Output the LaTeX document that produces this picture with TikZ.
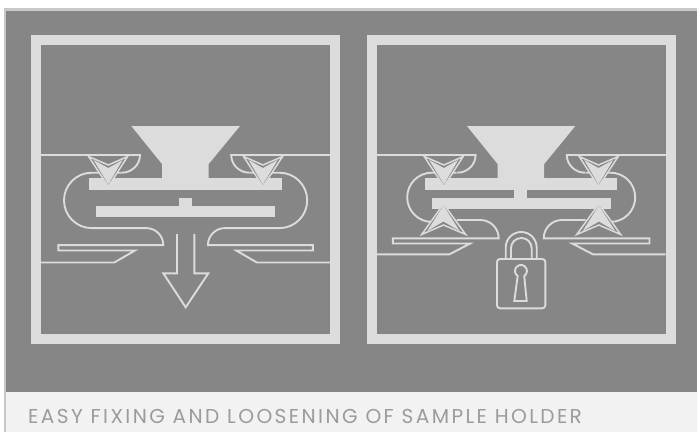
\documentclass[tikz,border=0pt]{standalone}
\usepackage{xcolor}
\usepackage{fontspec}
\newfontfamily\piefont[LetterSpace=12]{Poppins}
\usepackage{tikz}
\definecolor{panelgris}{RGB}{134,134,134}
\definecolor{clarogris}{RGB}{220,220,220}
\definecolor{bordegris}{RGB}{200,200,200}
\definecolor{piegris}{RGB}{242,242,242}
\definecolor{textogris}{RGB}{155,155,155}
\tikzset{
    lineaclara/.style={draw=clarogris,line width=1.9pt},
    puntaclara/.style={draw=clarogris,fill=panelgris,line width=1.5pt,miter limit=20},
}
% upper clamp of one half: top line, crescent and the plate's arrow head
\newcommand{\mordazaarriba}{%
    \draw[lineaclara] (-144.6,155)--(-45.6,155) arc[start angle=0,end angle=-90,x radius=18.3pt,y radius=17.7pt];
    \draw[puntaclara] (-97,156.5)--(-77.3,165)--(-58,156.5)--(-77.3,186.5)--cycle;
    \fill[clarogris] (-92,160)--(-77.3,168)--(-63,160)--(-77.3,184.5)--cycle;
}
\begin{document}
\begin{tikzpicture}[x=1pt,y=-1pt]
    \useasboundingbox (0,0) rectangle (697,432);
    \fill[white] (0,0) rectangle (697,432);
    \fill[bordegris] (3.5,8) rectangle (697,432);
    \fill[panelgris] (6,11) rectangle (697,392);
    \fill[piegris] (5.5,392) rectangle (697,432);
    \node[anchor=base west,inner sep=0pt,textogris,font=\piefont\fontsize{20.1}{20}\selectfont] (pie) at (28,423) {EASY FIXING AND LOOSENING OF SAMPLE HOLDER};
    \draw[clarogris,line width=10pt] (36,40) rectangle (335,339);
    \draw[clarogris,line width=10pt] (371.5,40) rectangle (671,339);
    % left figure: holder falls out
    \begin{scope}[shift={(185.6,0)}]
        \fill[clarogris] (-54.3,126)--(54.4,126)--(23.1,164)--(23.1,178)--(-23.6,178)--(-23.6,164)--cycle;
        \fill[clarogris] (-96.3,178) rectangle (96.1,190);
        \fill[clarogris] (-89.6,206) rectangle (89.7,216.7);
        \fill[clarogris] (-6.6,197.7) rectangle (6.4,206);
        \foreach \lado in {1,-1}{
            \begin{scope}[xscale=\lado]
                \draw[lineaclara] (-63.9,172.7)--(-93.9,172.7) arc[start angle=90,end angle=270,radius=27.7pt]--(-39.3,228.1) arc[start angle=90,end angle=0,radius=17pt]--(-127.3,245.1)--(-127.3,250.5)--(-50.6,250.5)--(-71.3,262.5)--(-144.6,262.5);
                \mordazaarriba
            \end{scope}
        }
        \draw[lineaclara,miter limit=20] (-8.6,234)--(-8.6,273.3)--(-22.3,273.3)--(0.1,307.3)--(22.7,273.3)--(8.7,273.3)--(8.7,234);
    \end{scope}
    % right figure: holder locked
    \begin{scope}[shift={(521.2,0)}]
        \fill[clarogris] (-54.2,126)--(54.1,126)--(23,164)--(23,178)--(-23.6,178)--(-23.6,164)--cycle;
        \fill[clarogris] (-96.2,178) rectangle (96.1,190);
        \fill[clarogris] (-89.5,198.3) rectangle (89.5,209.3);
        \fill[clarogris] (-6.9,190) rectangle (6.1,198.3);
        \foreach \lado in {1,-1}{
            \begin{scope}[xscale=\lado]
                \draw[lineaclara] (-64.5,172.7)--(-89.4,172.7) arc[start angle=90,end angle=270,radius=24.6pt]--(-72,221.9);
                \draw[lineaclara] (-64.5,220)--(-40.8,220) arc[start angle=90,end angle=0,x radius=18.3pt,y radius=18.3pt]--(-128.3,238.3)--(-128.3,243.5)--(-51,243.5)--(-71.7,254.3)--(-144.5,254.3);
                \mordazaarriba
                \draw[puntaclara] (-99.5,234.5)--(-77.7,225)--(-55.5,234.5)--(-77.7,204)--cycle;
                \fill[clarogris] (-94,231)--(-77.7,221.5)--(-61.5,231)--(-77.7,205.5)--cycle;
            \end{scope}
        }
    \end{scope}
    % padlock
    \draw[lineaclara,rounded corners=3pt] (497,259) rectangle (545.3,308.3);
    \draw[lineaclara] (505.7,258.3)--(505.7,247.5) arc[start angle=180,end angle=0,radius=15.5pt]--(536.7,258.3);
    \draw[lineaclara] (511,258.3)--(511,248.3) arc[start angle=180,end angle=0,radius=10.35pt]--(531.7,258.3);
    \draw[lineaclara] (517.7,276) arc[start angle=237,end angle=-57,radius=6pt]--(526.7,301)--(514.3,301)--cycle;
\end{tikzpicture}
\end{document}
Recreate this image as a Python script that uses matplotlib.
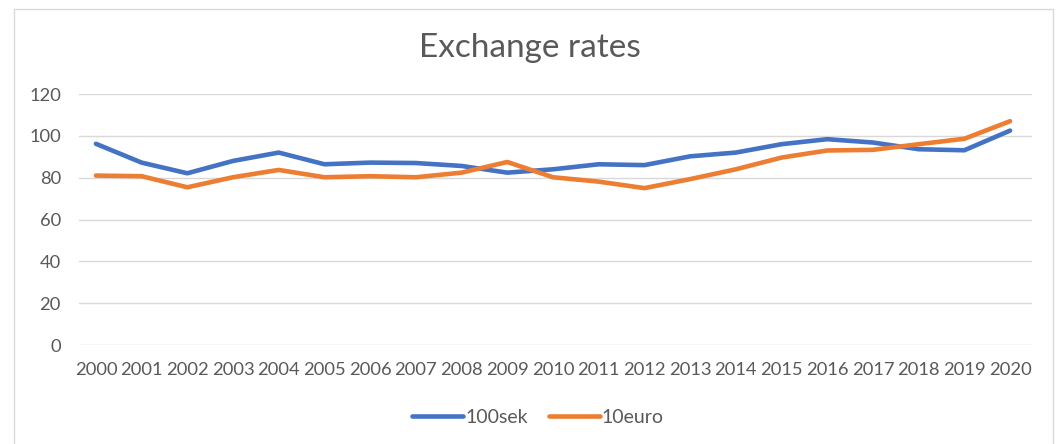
import matplotlib
matplotlib.use('Agg')
import matplotlib.pyplot as plt
from matplotlib.patches import Rectangle

plt.rcParams['font.family'] = ['Lato', 'DejaVu Sans']

years = [str(y) for y in range(2000, 2021)]
sek100 = [96.2, 87.2, 82.1, 88.0, 92.0, 86.4, 87.2, 87.0, 85.6, 82.4, 84.0,
          86.4, 86.0, 90.2, 92.0, 96.0, 98.4, 96.8, 93.6, 93.1, 102.5]
euro10 = [81.0, 80.7, 75.4, 80.2, 83.7, 80.2, 80.7, 80.2, 82.4, 87.5, 80.2,
          78.1, 75.0, 79.3, 84.0, 89.6, 93.0, 93.3, 96.0, 98.6, 107.0]
yticks = [0, 20, 40, 60, 80, 100, 120]

text_col = '#595959'
grid_col = '#D9D9D9'

W, H = 1059, 444
fig = plt.figure(figsize=(W / 100, H / 100), dpi=100)
ax = fig.add_axes([79 / W, (H - 345) / H, (1032 - 79) / W, (345 - 94) / H])

x = range(len(years))
ax.plot(x, sek100, color='#4472C4', lw=3.3, label='100sek', solid_capstyle='round')
ax.plot(x, euro10, color='#ED7D31', lw=3.3, label='10euro', solid_capstyle='round')

ax.set_xlim(-0.37, 20.48)
ax.set_ylim(0, 120)
ax.set_xticks(list(x))
ax.set_xticklabels(years)
ax.set_yticks(yticks)
ax.tick_params(length=0, labelsize=13.2, colors=text_col)
ax.tick_params(axis='x', pad=12)
ax.tick_params(axis='y', pad=13)
for s in ax.spines.values():
    s.set_visible(False)
ax.grid(axis='y', color=grid_col, lw=1)
ax.set_axisbelow(True)

fig.text(0.5, 1 - 48 / H, 'Exchange rates', ha='center', va='center',
         fontsize=24, color=text_col)

fig.legend(loc='center', bbox_to_anchor=(538 / W, 1 - 417 / H), ncol=2,
           frameon=False, fontsize=14, labelcolor=text_col, handlelength=2.6,
           handletextpad=0.1, columnspacing=1.1)

# chart border
fig.patches.append(Rectangle((14 / W, -0.1), (1053 - 14) / W, 1.1 - 9 / H,
                             transform=fig.transFigure, fill=False,
                             edgecolor=grid_col, lw=1))

fig.savefig('out.png', dpi=100)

□ □ □ □ □ □ □

# STATED GOAL:
Quote the records above in full, dropping each picture.

# TASK RESULT:
Output the LaTeX document that produces this picture with TikZ.
\documentclass[tikz,border=0pt]{standalone}
\usepackage{xcolor}
\usepackage{fontspec}
\newfontfamily\piefont[LetterSpace=12]{Poppins}
\usepackage{tikz}
\definecolor{panelgris}{RGB}{134,134,134}
\definecolor{clarogris}{RGB}{220,220,220}
\definecolor{bordegris}{RGB}{200,200,200}
\definecolor{piegris}{RGB}{242,242,242}
\definecolor{textogris}{RGB}{155,155,155}
\tikzset{
    lineaclara/.style={draw=clarogris,line width=1.9pt},
    puntaclara/.style={draw=clarogris,fill=panelgris,line width=1.5pt,miter limit=20},
}
% upper clamp of one half: top line, crescent and the plate's arrow head
\newcommand{\mordazaarriba}{%
    \draw[lineaclara] (-144.6,155)--(-45.6,155) arc[start angle=0,end angle=-90,x radius=18.3pt,y radius=17.7pt];
    \draw[puntaclara] (-97,156.5)--(-77.3,165)--(-58,156.5)--(-77.3,186.5)--cycle;
    \fill[clarogris] (-92,160)--(-77.3,168)--(-63,160)--(-77.3,184.5)--cycle;
}
\begin{document}
\begin{tikzpicture}[x=1pt,y=-1pt]
    \useasboundingbox (0,0) rectangle (697,432);
    \fill[white] (0,0) rectangle (697,432);
    \fill[bordegris] (3.5,8) rectangle (697,432);
    \fill[panelgris] (6,11) rectangle (697,392);
    \fill[piegris] (5.5,392) rectangle (697,432);
    \node[anchor=base west,inner sep=0pt,textogris,font=\piefont\fontsize{20.1}{20}\selectfont] (pie) at (28,423) {EASY FIXING AND LOOSENING OF SAMPLE HOLDER};
    \draw[clarogris,line width=10pt] (36,40) rectangle (335,339);
    \draw[clarogris,line width=10pt] (371.5,40) rectangle (671,339);
    % left figure: holder falls out
    \begin{scope}[shift={(185.6,0)}]
        \fill[clarogris] (-54.3,126)--(54.4,126)--(23.1,164)--(23.1,178)--(-23.6,178)--(-23.6,164)--cycle;
        \fill[clarogris] (-96.3,178) rectangle (96.1,190);
        \fill[clarogris] (-89.6,206) rectangle (89.7,216.7);
        \fill[clarogris] (-6.6,197.7) rectangle (6.4,206);
        \foreach \lado in {1,-1}{
            \begin{scope}[xscale=\lado]
                \draw[lineaclara] (-63.9,172.7)--(-93.9,172.7) arc[start angle=90,end angle=270,radius=27.7pt]--(-39.3,228.1) arc[start angle=90,end angle=0,radius=17pt]--(-127.3,245.1)--(-127.3,250.5)--(-50.6,250.5)--(-71.3,262.5)--(-144.6,262.5);
                \mordazaarriba
            \end{scope}
        }
        \draw[lineaclara,miter limit=20] (-8.6,234)--(-8.6,273.3)--(-22.3,273.3)--(0.1,307.3)--(22.7,273.3)--(8.7,273.3)--(8.7,234);
    \end{scope}
    % right figure: holder locked
    \begin{scope}[shift={(521.2,0)}]
        \fill[clarogris] (-54.2,126)--(54.1,126)--(23,164)--(23,178)--(-23.6,178)--(-23.6,164)--cycle;
        \fill[clarogris] (-96.2,178) rectangle (96.1,190);
        \fill[clarogris] (-89.5,198.3) rectangle (89.5,209.3);
        \fill[clarogris] (-6.9,190) rectangle (6.1,198.3);
        \foreach \lado in {1,-1}{
            \begin{scope}[xscale=\lado]
                \draw[lineaclara] (-64.5,172.7)--(-89.4,172.7) arc[start angle=90,end angle=270,radius=24.6pt]--(-72,221.9);
                \draw[lineaclara] (-64.5,220)--(-40.8,220) arc[start angle=90,end angle=0,x radius=18.3pt,y radius=18.3pt]--(-128.3,238.3)--(-128.3,243.5)--(-51,243.5)--(-71.7,254.3)--(-144.5,254.3);
                \mordazaarriba
                \draw[puntaclara] (-99.5,234.5)--(-77.7,225)--(-55.5,234.5)--(-77.7,204)--cycle;
                \fill[clarogris] (-94,231)--(-77.7,221.5)--(-61.5,231)--(-77.7,205.5)--cycle;
            \end{scope}
        }
    \end{scope}
    % padlock
    \draw[lineaclara,rounded corners=3pt] (497,259) rectangle (545.3,308.3);
    \draw[lineaclara] (505.7,258.3)--(505.7,247.5) arc[start angle=180,end angle=0,radius=15.5pt]--(536.7,258.3);
    \draw[lineaclara] (511,258.3)--(511,248.3) arc[start angle=180,end angle=0,radius=10.35pt]--(531.7,258.3);
    \draw[lineaclara] (517.7,276) arc[start angle=237,end angle=-57,radius=6pt]--(526.7,301)--(514.3,301)--cycle;
\end{tikzpicture}
\end{document}
Recreate this image as a Python script that uses matplotlib.
import matplotlib
matplotlib.use('Agg')
import matplotlib.pyplot as plt
from matplotlib.patches import Rectangle

plt.rcParams['font.family'] = ['Lato', 'DejaVu Sans']

years = [str(y) for y in range(2000, 2021)]
sek100 = [96.2, 87.2, 82.1, 88.0, 92.0, 86.4, 87.2, 87.0, 85.6, 82.4, 84.0,
          86.4, 86.0, 90.2, 92.0, 96.0, 98.4, 96.8, 93.6, 93.1, 102.5]
euro10 = [81.0, 80.7, 75.4, 80.2, 83.7, 80.2, 80.7, 80.2, 82.4, 87.5, 80.2,
          78.1, 75.0, 79.3, 84.0, 89.6, 93.0, 93.3, 96.0, 98.6, 107.0]
yticks = [0, 20, 40, 60, 80, 100, 120]

text_col = '#595959'
grid_col = '#D9D9D9'

W, H = 1059, 444
fig = plt.figure(figsize=(W / 100, H / 100), dpi=100)
ax = fig.add_axes([79 / W, (H - 345) / H, (1032 - 79) / W, (345 - 94) / H])

x = range(len(years))
ax.plot(x, sek100, color='#4472C4', lw=3.3, label='100sek', solid_capstyle='round')
ax.plot(x, euro10, color='#ED7D31', lw=3.3, label='10euro', solid_capstyle='round')

ax.set_xlim(-0.37, 20.48)
ax.set_ylim(0, 120)
ax.set_xticks(list(x))
ax.set_xticklabels(years)
ax.set_yticks(yticks)
ax.tick_params(length=0, labelsize=13.2, colors=text_col)
ax.tick_params(axis='x', pad=12)
ax.tick_params(axis='y', pad=13)
for s in ax.spines.values():
    s.set_visible(False)
ax.grid(axis='y', color=grid_col, lw=1)
ax.set_axisbelow(True)

fig.text(0.5, 1 - 48 / H, 'Exchange rates', ha='center', va='center',
         fontsize=24, color=text_col)

fig.legend(loc='center', bbox_to_anchor=(538 / W, 1 - 417 / H), ncol=2,
           frameon=False, fontsize=14, labelcolor=text_col, handlelength=2.6,
           handletextpad=0.1, columnspacing=1.1)

# chart border
fig.patches.append(Rectangle((14 / W, -0.1), (1053 - 14) / W, 1.1 - 9 / H,
                             transform=fig.transFigure, fill=False,
                             edgecolor=grid_col, lw=1))

fig.savefig('out.png', dpi=100)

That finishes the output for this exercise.